DAVID WARD argues this show demonstrates all that is exciting about the Late Show slot.
Wednesday 3rd – Saturday 6th, 11, ADC, £4-6.
Directed by Tadhgh Barwell O'Connor.
There continues to pervade the notion, that an 11pm ADC lateshow must either be a wacky comedy, or an experimental abstract drama, in order to entertain an audience. After relaxing quite sleepily into my chair for the opening night of
Minghella's play, I was prepared to find myself agreeing with this notion come the final curtain. Yet, I found something quite engaging and pleasurable about this production that reaffirmed my faith in the versatility of the lateshow slot. Barwell O'Connor's production has a very subtle way of maintaining your attention, without you ever quite being aware of what it all means.
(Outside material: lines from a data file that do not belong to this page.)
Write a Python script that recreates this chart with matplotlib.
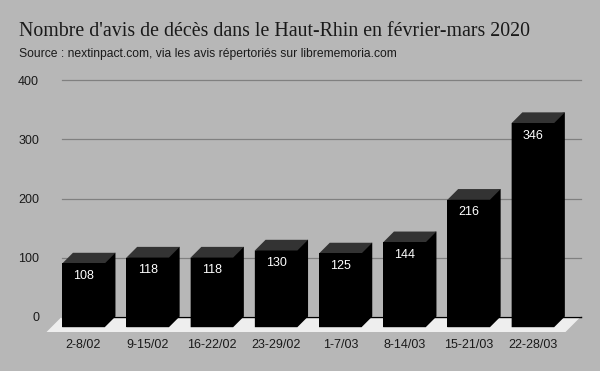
#!/usr/bin/env python3
"""Avis de deces dans le Haut-Rhin, fake-3D column chart."""
import matplotlib
matplotlib.use("Agg")
import matplotlib.pyplot as plt
from matplotlib.patches import Polygon

weeks = ["2-8/02", "9-15/02", "16-22/02", "23-29/02", "1-7/03", "8-14/03", "15-21/03", "22-28/03"]
counts = [108, 118, 118, 130, 125, 144, 216, 346]
y_ticks = [0, 100, 200, 300, 400]

BG = "#b7b7b7"
W, H = 600, 371
# plot area in pixels (top-down y)
X0, X1, Y400, Y0 = 62, 581, 80.5, 316.5
STEP = 64.2      # px between bars
BAR_W = 42.5 / STEP
DX = 10.7 / STEP  # depth of the 3D effect, category units
DY = 10.7 * 400 / (Y0 - Y400)  # same, value units
CENTER0 = 83.5   # px, centre of first bar front

plt.rcParams["font.family"] = ["Liberation Sans", "DejaVu Sans"]
fig = plt.figure(figsize=(W / 100, H / 100), dpi=100, facecolor=BG)
ax = fig.add_axes([X0 / W, 1 - Y0 / H, (X1 - X0) / W, (Y0 - Y400) / H])
ax.set_facecolor("none")
ax.set_xlim((X0 - CENTER0) / STEP, (X1 - CENTER0) / STEP)
ax.set_ylim(0, 400)
for s in ax.spines.values():
    s.set_visible(False)

ax.set_yticks(y_ticks)
ax.set_xticks(range(len(weeks)))
ax.set_xticklabels(weeks)
ax.tick_params(axis="y", length=0, pad=16.5, labelsize=9, labelcolor="#1a1a1a")
ax.tick_params(axis="x", length=0, pad=16.2, labelsize=9, labelcolor="#1a1a1a")
ax.grid(axis="y", color="#808080", lw=0.9, zorder=1, clip_on=False)
ax.set_axisbelow(True)

# floor
xl, xr = ax.get_xlim()
floor_dx = 15.5 / STEP
floor_dy = 15.5 * 400 / (Y0 - Y400)
ax.add_patch(Polygon([(xl, 0), (xr, 0), (xr - floor_dx, -floor_dy), (xl - floor_dx, -floor_dy)],
                     closed=True, fc="#eeeeee", ec="none", zorder=1.2, clip_on=False))
ax.axhline(0, color="black", lw=1, zorder=1.5, clip_on=False)

# columns: side + top faces first, front drawn over them
for i, v in enumerate(counts):
    left = i - BAR_W / 2
    right = i + BAR_W / 2
    top = v - DY
    ax.add_patch(Polygon([(left, -DY), (right, -DY), (right + DX, 0), (right + DX, v), (left, top)],
                         closed=True, fc="black", ec="none", zorder=3, clip_on=False))
    ax.add_patch(Polygon([(left, top), (left + DX, v), (right + DX, v), (right, top)],
                         closed=True, fc="#333333", ec="none", zorder=3.05, clip_on=False))
    ax.bar(i, v, BAR_W, bottom=-DY, color="black", zorder=3.1, clip_on=False)
    ax.annotate(str(v), (i, top), xytext=(0, -12.5 * 0.72), textcoords="offset points",
                ha="center", va="center", color="white", fontsize=9, zorder=4)

fig.text(19 / W, 1 - 31 / H, "Nombre d'avis de décès dans le Haut-Rhin en février-mars 2020",
         family=["Liberation Serif"], fontsize=14.33, color="#1a1a1a", va="center", ha="left")
fig.text(19 / W, 1 - 53.5 / H, "Source : nextinpact.com, via les avis répertoriés sur librememoria.com",
         fontsize=8.76, color="#1a1a1a", va="center", ha="left")

fig.savefig("out.png", dpi=100, facecolor=BG)
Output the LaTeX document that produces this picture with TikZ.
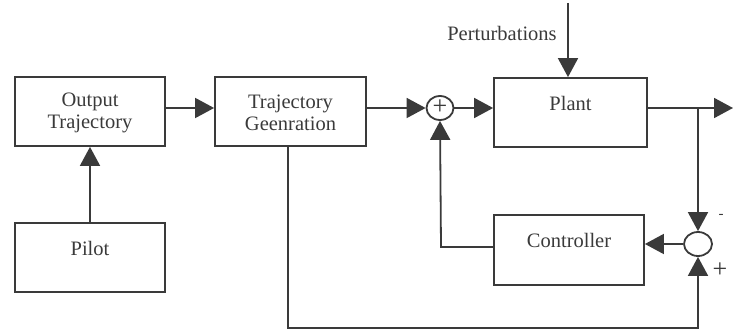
\documentclass[tikz,border=0pt]{standalone}
\usepackage{fontspec}
\setmainfont{Liberation Serif}
\usetikzlibrary{arrows.meta,shapes.geometric}
\definecolor{ink}{HTML}{3A3A3A}
\begin{document}
\begin{tikzpicture}[x=1pt,y=-1pt,
  line width=1.8pt, draw=ink, text=ink,
  every node/.style={font=\fontsize{20.5}{22}\selectfont},
  blk/.style={draw=ink, line width=1.8pt, inner sep=0pt, minimum height=69pt},
  sumc/.style={draw=ink, line width=1.8pt, ellipse, inner sep=0pt, minimum height=24pt},
  sgn/.style={font=\fontsize{26}{26}\selectfont, inner sep=0pt},
  conn/.style={draw=ink, line width=1.8pt, -{Triangle[length=19pt,width=20pt]}}
]
\useasboundingbox (0,0) rectangle (735,331);
% blocks
\node[blk, minimum width=150pt] (ot) at (90,111.5) {};
\node[align=center] (otl) at (90,113) {Output\\Trajectory};
\node[blk, minimum width=150pt] (pilot) at (90,257.5) {};
\node (pilotl) at (90,248) {Pilot};
\node[blk, minimum width=151pt] (tg) at (290.5,111.5) {};
\node[align=center] (tgl) at (290.5,113) {Trajectory\\Geenration};
\node[blk, minimum width=153pt] (plant) at (570.5,112.5) {};
\node (plantl) at (570.5,103) {Plant};
\node[blk, minimum width=150pt, minimum height=70pt] (ctrl) at (569,250) {};
\node (ctrll) at (569,240) {Controller};
% summing junctions
\node[sumc, minimum width=27pt] (s1) at (440,108) {};
\node[sgn] (s1p) at (440,107) {+};
\node[sumc, minimum width=28pt] (s2) at (698,244) {};
\node[sgn, font=\fontsize{15}{15}\selectfont] (minus) at (721,216) {-};
\node[sgn] (plus) at (720,270) {+};
% perturbations
\node (pert) at (502,33) {Perturbations};
\coordinate (ptop) at (568,3);
\coordinate (yout) at (733,108);
\coordinate (br) at (698,108);
\coordinate (bl) at (288,328);
\coordinate (brr) at (698,328);
\coordinate (cl) at (441,247);
% connectors
\draw[conn] (pilot.north) -- (ot.south);
\draw[conn] ([yshift=3.5pt]ot.east) -- ([yshift=3.5pt]tg.west);
\draw[conn] ([yshift=3.5pt]tg.east) -- (s1.west);
\draw[conn] (s1.east) -- (s1.east -| plant.west);
\draw[conn] (ptop) -- (ptop |- plant.north);
\draw[conn] (plant.east |- yout) -- (yout);
\draw[conn] (br) -- (s2.north);
\draw[conn] (s2.west) -- (s2.west -| ctrl.east);
\draw[conn] (ctrl.west |- cl) -- (cl) -- (s1.south);
\draw[conn] (tg.south -| bl) -- (bl) -- (brr) -- (s2.south);
\end{tikzpicture}
\end{document}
Gemma has stopped talking and no-one quite knows why. Over the course of the hour, the audience is witness to the trivialities of Gemma's friends, as they attempt to work out why she has fallen silent. There's something or other about a holiday to Italy, a small child, an affair, and a homeless woman, but there's nothing explicit about the play, and this is something that Barwell O'Connor draws heavily on in his production. One of the great features is that it never truly explicates. Characters have long monologues which you think help to explain everything, but really just leave you wondering about what it is they are not saying. Silence and pause are effectively utilised, and the production has a tremendous pacing to it, fitting neatly into the hour.
Photos: Will Seymour
Tamzin Merchant cuts a delicate, yet fiery, figure at the heart of the play. Her final monologue seems to mean nothing, only for a tear to run down her cheek, heart-wrenchingly demonstrating to the audience how, whilst the words mean nothing, the unsaid means everything. It is a performance that helps to hold the play together, and Merchant demonstrates tremendous poise and composure in the role. She is ably assisted by the rest of the company, though, if I have one major draw back about the production, it is that the ensemble scenes needed more work. I often longed to return to Gemma and the scenes in her apartment where her friends duologue with the silent woman (subtly and affectingly staged), when there were two speaking characters on-stage. The actors communicate superbly with silence and with themselves, but there was little sense of history or intimacy between them when exchanging dialogue. Before leaving the cast, I must mention Brid Arnstein's duologue with the silent Gemma toward the end of the performance. Her delivery, pacing, and interiority were simply fantastic.
I must encourage you to see this production, if only to see how an atypical lateshow has the power to entertain its audience. Be prepared to let it sink in subconsciously, and revel in its loaded silences. It's a refined and challenging affair that succeeds in never answering the questions that the audience may seek to pose.